One of the first things Greg Tatis did after taking over Charleston Artisan Cheesehouse in 2013 was to enter the company’s products in national competition. Sealing up his shipment to the U.S. Championship Cheese Contest, he knew he didn’t stand a chance of winning.
“We just wanted to know someone’s opinion other than what we were getting at the market,” Tatis says. “I wanted someone to taste it. And they told us what they thought the cheese needed, and it helped.”
Charleston Artisan Cheesehouse has been a popular farmers market vendor for the past five years, but Tatis believes its bloomy-rind cheeses, hand-whipped cream cheeses and other creations have improved dramatically since he’s begun delving into the science of salinity, pH levels and aging.
“Like the camembert, if it’s not properly rotated or if there’s too much moisture, it can develop an ammonia aroma,” he says. “It’s not a desirable kind of aroma. And for what we were doing, that had to stop.”
Under the mentorship of an Ontario cheesemaker who started out supplying Charleston Artisan Cheesehouse with cultures, the only nonlocal ingredient that ends up in the company’s cheese, Tatis has made a slew of needed adjustments. “It was a good product,” he says of earlier iterations. “Now it’s a really good product.”
Tatis first became involved in Charleston Artisan Cheesehouse at the behest of his boss at Southend Brewery. Five years ago, owner Keith Jones’ son was toying with the idea of cheesemaking, so Jones asked Tatis to lend his expertise to the enterprise.
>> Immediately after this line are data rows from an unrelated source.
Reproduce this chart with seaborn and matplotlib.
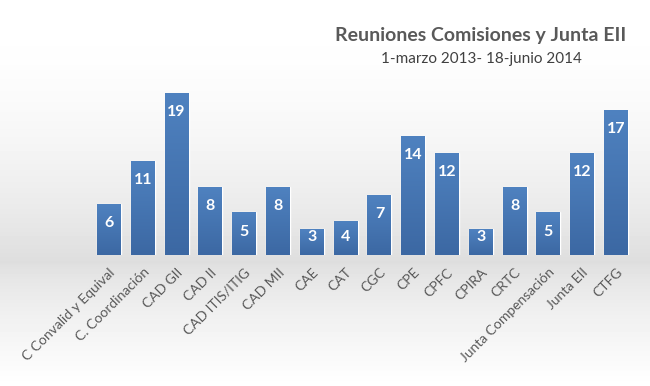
import numpy as np
import pandas as pd
import matplotlib
matplotlib.use("Agg")
import matplotlib.pyplot as plt
import seaborn as sns
from matplotlib.colors import LinearSegmentedColormap

categories = ["C Convalid y Equival", "C. Coordinación", "CAD GII", "CAD II", "CAD ITIS/ITIG",
              "CAD MII", "CAE", "CAT", "CGC", "CPE", "CPFC", "CPIRA", "CRTC",
              "Junta Compensación", "Junta EII", "CTFG"]
values = [6, 11, 19, 8, 5, 8, 3, 4, 7, 14, 12, 3, 8, 5, 12, 17]
title = "Reuniones Comisiones y Junta EII"
subtitle = "1-marzo 2013- 18-junio 2014"

sns.set_theme(style="white")
plt.rcParams['font.family'] = ['Lato', 'DejaVu Sans']

fig = plt.figure(figsize=(6.5, 3.86), dpi=100)

# background gradient
bg = fig.add_axes([0, 0, 1, 1], zorder=0)
H = 386
ys = np.arange(H)
col = np.empty(H)
for i, y in enumerate(ys):
    if y < 262:
        t = y / 262.0
        col[i] = 1.0 - 0.13 * t ** 2.0
    else:
        t = (y - 262) / (H - 262.0)
        col[i] = 0.87 + 0.13 * min(1, t ** 0.7)
img = np.repeat(col[:, None], 10, axis=1)
bg.imshow(img, cmap="gray", vmin=0, vmax=1, aspect="auto", extent=[0, 1, 0, 1], origin="upper")
bg.set_axis_off()

ax = fig.add_axes([82 / 650, (386 - 255) / 386, (643 - 82) / 650, 170.6 / 386], zorder=1)
ax.patch.set_alpha(0)

df = pd.DataFrame({"cat": categories, "val": values})
sns.barplot(data=df, x="cat", y="val", color="#4677b5", width=0.71, ax=ax, saturation=1)

ax.set_xlim(-0.8, 15.8)
ax.set_ylim(0, 20)

# gradient fill in bars
grad = LinearSegmentedColormap.from_list("g", ["#3c68a3", "#4f82c0"])
gimg = np.linspace(0, 1, 100)[:, None]
for p in ax.patches:
    x0, w, h = p.get_x(), p.get_width(), p.get_height()
    im = ax.imshow(gimg, cmap=grad, aspect="auto", origin="lower",
                   extent=[x0, x0 + w, 0, h], zorder=2)
    im.set_clip_path(p)
ax.set_xlim(-0.8, 15.8)
ax.set_ylim(0, 20)

for i, v in enumerate(values):
    ypos = max(v - 2.25, 2.15)
    ax.text(i, ypos, str(v), ha="center", va="center", color="white",
            fontsize=11.5, fontweight="bold", zorder=3)

ax.set_xlabel("")
ax.set_ylabel("")
ax.set_yticks([])
ax.set_xticks(range(len(categories)))
ax.set_xticklabels(categories, rotation=45, ha="right", rotation_mode="anchor",
                   fontsize=10, color="#595959")
ax.tick_params(axis="x", length=0, pad=8)
for s in ax.spines.values():
    s.set_visible(False)

fig.text(481 / 650, 1 - 36 / 386, title, ha="center", va="center", fontsize=14,
         fontweight="bold", color="#595959")
fig.text(481 / 650, 1 - 59 / 386, subtitle, ha="center", va="center", fontsize=11,
         color="#404040")

fig.savefig("out.png", dpi=100)
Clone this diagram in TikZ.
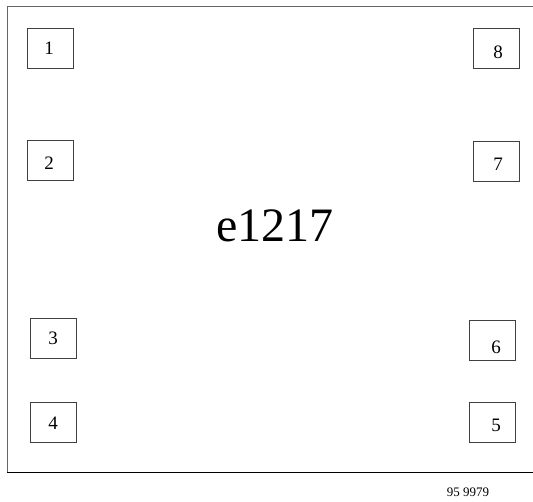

Although Tatis was then the restaurant’s general manager, he was previously the chef, having worked his way up from line cook.
“He hit the ground running,” Tatis says of Jared Jones. But within a few years, he lost interest in the race. “They were going to close the company, and I thought that was kind of crazy,” continues Tatis, who arranged to purchase the company. Last summer, he left Southend Brewery to make cheese full-time.
Very few of Tatis’ kitchen instincts were applicable to cheese, the production of which requires mathematical precision. Tatis’ wife, baker Monica Jaramillo-Tatis, was far more accustomed to dealing with chemistry in the deliciousness sphere. Still, Tatis mastered enough cheese knowledge to tackle tough subjects, such as rind development.
“We’ve been trying to perfect that nice thin rind,” he says.
Because Tatis and his partners, Pete and Heather Holmes, sell their products at farmers markets from Beaufort to Columbia, they were able to quickly gather feedback on Tatis’ efforts. “People actually noticed changes in the cheese,” he says.
The cheese lineup hasn’t changed much, but Tatis is now working on blue brie and cheddar. And if his mentor signs off on her sample, he’s hoping this year to debut an aged brie. He’s also exploring the possibility of opening a retail location.
Not in the cards for 2015 is a U.S. Championship Cheese Contest prize. This time around, Tatis didn’t prepare a submission.
“We’re just trying to get everything perfected,” he says.